### GIVEN INFORMATION ###
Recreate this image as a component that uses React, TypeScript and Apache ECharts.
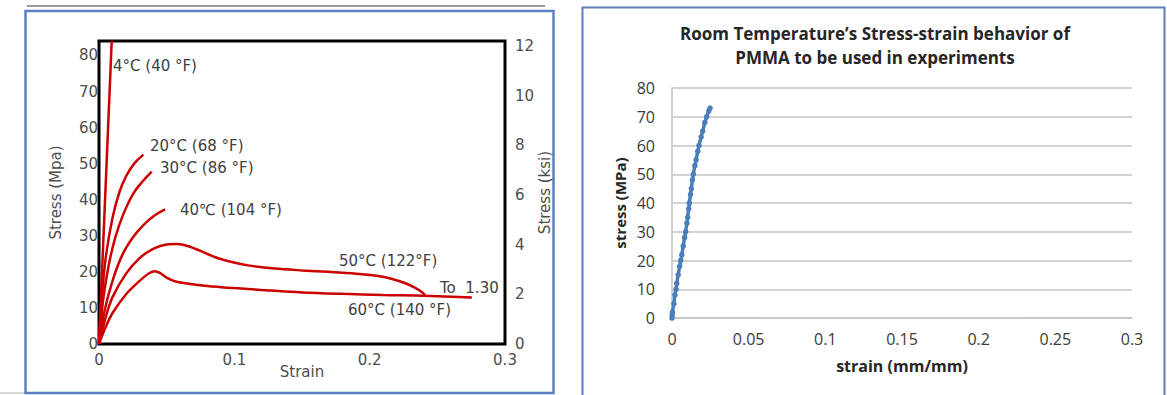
import React, { useEffect, useRef } from "react";
import * as echarts from "echarts";

// ---- Left chart data (strain, stress MPa) ----
const curve4C = [[0, 0], [0.0094, 84]];
const curve20C = [[0, 0], [0.002, 12], [0.005, 24], [0.01, 35], [0.015, 42], [0.02, 46.5], [0.026, 50], [0.0328, 52.5]];
const curve30C = [[0, 0], [0.003, 12], [0.007, 21.5], [0.012, 29.5], [0.018, 36], [0.025, 41.5], [0.032, 45], [0.039, 47.8]];
const curve40C = [[0, 0], [0.004, 9], [0.01, 17.5], [0.017, 24.5], [0.025, 29.5], [0.033, 33], [0.041, 35.6], [0.0488, 37.3]];
const curve50C = [[0, 0], [0.005, 7.5], [0.01, 13], [0.02, 19.5], [0.03, 23.8], [0.04, 26.4], [0.05, 27.6], [0.058, 27.7], [0.066, 27.1], [0.075, 25.8], [0.085, 24.2], [0.095, 23], [0.11, 21.8], [0.13, 20.9], [0.15, 20.4], [0.17, 20], [0.19, 19.5], [0.205, 18.9], [0.216, 18.1], [0.226, 16.9], [0.234, 15.5], [0.239, 14.3], [0.241, 13.5]];
const curve60C = [[0, 0], [0.005, 4.8], [0.01, 8.6], [0.02, 13.8], [0.03, 17.5], [0.037, 19.6], [0.0414, 20.2], [0.045, 19.7], [0.05, 18.4], [0.056, 17.4], [0.065, 16.8], [0.08, 16.1], [0.1, 15.5], [0.12, 15], [0.15, 14.3], [0.18, 13.9], [0.21, 13.6], [0.24, 13.4], [0.2755, 12.9]];
const curveLabels = ["4°C (40 °F)", "20°C (68 °F)", "30°C (86 °F)", "40℃ (104 °F)", "50°C (122°F)", "60°C (140 °F)", "To  1.30"];

// ---- Right chart data (strain mm/mm, stress MPa) ----
const pmmaStrain = [0, 0.0001, 0.0003, 0.0012, 0.0019, 0.0026, 0.0031, 0.004, 0.005, 0.0057, 0.0064, 0.0073, 0.0082, 0.0089, 0.0097, 0.0102, 0.0109, 0.0113, 0.0121, 0.0126, 0.0133, 0.0139, 0.0149, 0.0157, 0.0168, 0.0176, 0.019, 0.02, 0.0214, 0.0226, 0.024, 0.0248];
const pmmaStress = [0, 1, 2, 5, 8, 10, 12, 15, 18, 20, 22, 25, 28, 30, 33, 35, 38, 40, 43, 45, 48, 50, 53, 55, 58, 60, 63, 65, 68, 70, 72, 73];
const titleLines = ["Room Temperature’s Stress-strain behavior of", "PMMA to be used in experiments"];

const RED = "#cc0000";
const DV = '"DejaVu Sans", sans-serif';
const OS = '"Open Sans", sans-serif';
const GRAY = "#4d4d4d";

export default function App() {
  const ref = useRef<HTMLDivElement>(null);
  useEffect(() => {
    if (!ref.current) return;
    const chart = echarts.init(ref.current, null, { renderer: "svg" });
    const redLine = (name: string, data: number[][], smooth: number | boolean) => ({
      name, type: "line", xAxisIndex: 0, yAxisIndex: 0, data, smooth,
      showSymbol: false, symbol: "none", lineStyle: { color: RED, width: 2.5 }, z: 3,
    });
    const labelPos: [number, number][] = [[113, 66], [150, 146], [160, 168], [180, 210], [339, 261], [348, 310], [440, 288]];
    const graphics: any[] = [
      { type: "line", shape: { x1: 27, y1: 6, x2: 545, y2: 6 }, style: { stroke: "#9a9a9a", lineWidth: 2 } },
      { type: "line", shape: { x1: 0, y1: 393, x2: 25, y2: 393 }, style: { stroke: "#c8c8c8", lineWidth: 1.5 } },
      { type: "rect", shape: { x: 25.5, y: 11, width: 528, height: 382 }, style: { fill: "none", stroke: "#5b7fc0", lineWidth: 2.5 } },
      { type: "rect", shape: { x: 582.5, y: 7.5, width: 582, height: 400 }, style: { fill: "none", stroke: "#5b7fc0", lineWidth: 2 } },
      ...curveLabels.map((t, i) => ({
        type: "text", x: labelPos[i][0], y: labelPos[i][1], z: 10,
        style: { text: t, fill: "#404040", font: `15px ${DV}`, align: "left", verticalAlign: "middle" },
      })),
      ...titleLines.map((t, i) => ({
        type: "text", x: 875, y: 33 + i * 24, z: 10,
        style: { text: t, fill: "#262626", font: `bold 17px ${OS}`, align: "center", verticalAlign: "middle" },
      })),
    ];
    chart.setOption({
      animation: false,
      backgroundColor: "#ffffff",
      grid: [
        { left: 99, top: 41, width: 406, height: 303, show: true, borderColor: "#000", borderWidth: 3, backgroundColor: "transparent" },
        { left: 672, top: 88, width: 460, height: 230, show: false },
      ],
      xAxis: [
        {
          type: "value", gridIndex: 0, min: 0, max: 0.3, interval: 0.1,
          name: "Strain", nameLocation: "middle", nameGap: 20, nameMoveOverlap: false,
          nameTextStyle: { color: GRAY, fontSize: 15, fontFamily: DV },
          axisLine: { show: false }, axisTick: { show: false }, splitLine: { show: false },
          axisLabel: { color: GRAY, fontSize: 15, fontFamily: DV, margin: 8 },
        },
        {
          type: "value", gridIndex: 1, min: 0, max: 0.3, interval: 0.05,
          name: "strain (mm/mm)", nameLocation: "middle", nameGap: 40,
          nameTextStyle: { color: "#262626", fontSize: 16, fontWeight: "bold", fontFamily: OS },
          axisLine: { show: true, lineStyle: { color: "#c4c4c4", width: 1.5 } },
          axisTick: { show: false }, splitLine: { show: false },
          axisLabel: { color: "#3a3a3a", fontSize: 16, fontFamily: OS, margin: 13 },
        },
      ],
      yAxis: [
        {
          type: "value", gridIndex: 0, min: 0, max: 84, interval: 10, position: "left",
          name: "Stress (Mpa)", nameLocation: "middle", nameGap: 36, nameRotate: 90,
          nameTextStyle: { color: GRAY, fontSize: 15, fontFamily: DV },
          axisLine: { show: false }, axisTick: { show: false }, splitLine: { show: false },
          axisLabel: { color: GRAY, fontSize: 15, fontFamily: DV, margin: 1, showMaxLabel: false },
        },
        {
          type: "value", gridIndex: 0, min: 0, max: 12.2, interval: 2, position: "right",
          name: "Stress (ksi)", nameLocation: "middle", nameGap: 32, nameRotate: 90,
          nameTextStyle: { color: GRAY, fontSize: 15, fontFamily: DV },
          axisLine: { show: false }, axisTick: { show: false }, splitLine: { show: false },
          axisLabel: { color: GRAY, fontSize: 15, fontFamily: DV, margin: 10, showMaxLabel: false },
        },
        {
          type: "value", gridIndex: 1, min: 0, max: 80, interval: 10,
          name: "stress (MPa)", nameLocation: "middle", nameGap: 45, nameRotate: 90,
          nameTextStyle: { color: "#262626", fontSize: 15, fontWeight: "bold", fontFamily: OS },
          axisLine: { show: true, lineStyle: { color: "#c4c4c4", width: 1.5 } },
          axisTick: { show: false },
          splitLine: { show: true, lineStyle: { color: "#c4c4c4", width: 1.5 } },
          axisLabel: { color: "#3a3a3a", fontSize: 16, fontFamily: OS, margin: 17 },
        },
      ],
      graphic: graphics,
      series: [
        redLine("4C", curve4C, false),
        redLine("20C", curve20C, 0.4),
        redLine("30C", curve30C, 0.4),
        redLine("40C", curve40C, 0.4),
        redLine("50C", curve50C, 0.3),
        redLine("60C", curve60C, 0.3),
        {
          name: "PMMA", type: "line", xAxisIndex: 1, yAxisIndex: 2,
          data: pmmaStrain.map((s, i) => [s, pmmaStress[i]]),
          symbol: "circle", symbolSize: 5.5, showSymbol: true,
          itemStyle: { color: "#4a7ebb" }, lineStyle: { color: "#4a7ebb", width: 3.5 }, z: 3,
        },
      ],
    });
    return () => chart.dispose();
  }, []);
  return <div ref={ref} style={{ position: "absolute", left: 0, top: 0, width: 1167, height: 395 }} />;
}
###
Write out exactly the opening lines of the data, stopping after the line that holds "Temperature’s Stress-strain behavior". Exclude pictures.

*RESULT*:
Recreate this image as a component that uses React, TypeScript and Apache ECharts.
import React, { useEffect, useRef } from "react";
import * as echarts from "echarts";

// ---- Left chart data (strain, stress MPa) ----
const curve4C = [[0, 0], [0.0094, 84]];
const curve20C = [[0, 0], [0.002, 12], [0.005, 24], [0.01, 35], [0.015, 42], [0.02, 46.5], [0.026, 50], [0.0328, 52.5]];
const curve30C = [[0, 0], [0.003, 12], [0.007, 21.5], [0.012, 29.5], [0.018, 36], [0.025, 41.5], [0.032, 45], [0.039, 47.8]];
const curve40C = [[0, 0], [0.004, 9], [0.01, 17.5], [0.017, 24.5], [0.025, 29.5], [0.033, 33], [0.041, 35.6], [0.0488, 37.3]];
const curve50C = [[0, 0], [0.005, 7.5], [0.01, 13], [0.02, 19.5], [0.03, 23.8], [0.04, 26.4], [0.05, 27.6], [0.058, 27.7], [0.066, 27.1], [0.075, 25.8], [0.085, 24.2], [0.095, 23], [0.11, 21.8], [0.13, 20.9], [0.15, 20.4], [0.17, 20], [0.19, 19.5], [0.205, 18.9], [0.216, 18.1], [0.226, 16.9], [0.234, 15.5], [0.239, 14.3], [0.241, 13.5]];
const curve60C = [[0, 0], [0.005, 4.8], [0.01, 8.6], [0.02, 13.8], [0.03, 17.5], [0.037, 19.6], [0.0414, 20.2], [0.045, 19.7], [0.05, 18.4], [0.056, 17.4], [0.065, 16.8], [0.08, 16.1], [0.1, 15.5], [0.12, 15], [0.15, 14.3], [0.18, 13.9], [0.21, 13.6], [0.24, 13.4], [0.2755, 12.9]];
const curveLabels = ["4°C (40 °F)", "20°C (68 °F)", "30°C (86 °F)", "40℃ (104 °F)", "50°C (122°F)", "60°C (140 °F)", "To  1.30"];

// ---- Right chart data (strain mm/mm, stress MPa) ----
const pmmaStrain = [0, 0.0001, 0.0003, 0.0012, 0.0019, 0.0026, 0.0031, 0.004, 0.005, 0.0057, 0.0064, 0.0073, 0.0082, 0.0089, 0.0097, 0.0102, 0.0109, 0.0113, 0.0121, 0.0126, 0.0133, 0.0139, 0.0149, 0.0157, 0.0168, 0.0176, 0.019, 0.02, 0.0214, 0.0226, 0.024, 0.0248];
const pmmaStress = [0, 1, 2, 5, 8, 10, 12, 15, 18, 20, 22, 25, 28, 30, 33, 35, 38, 40, 43, 45, 48, 50, 53, 55, 58, 60, 63, 65, 68, 70, 72, 73];
const titleLines = ["Room Temperature’s Stress-strain behavior of", "PMMA to be used in experiments"];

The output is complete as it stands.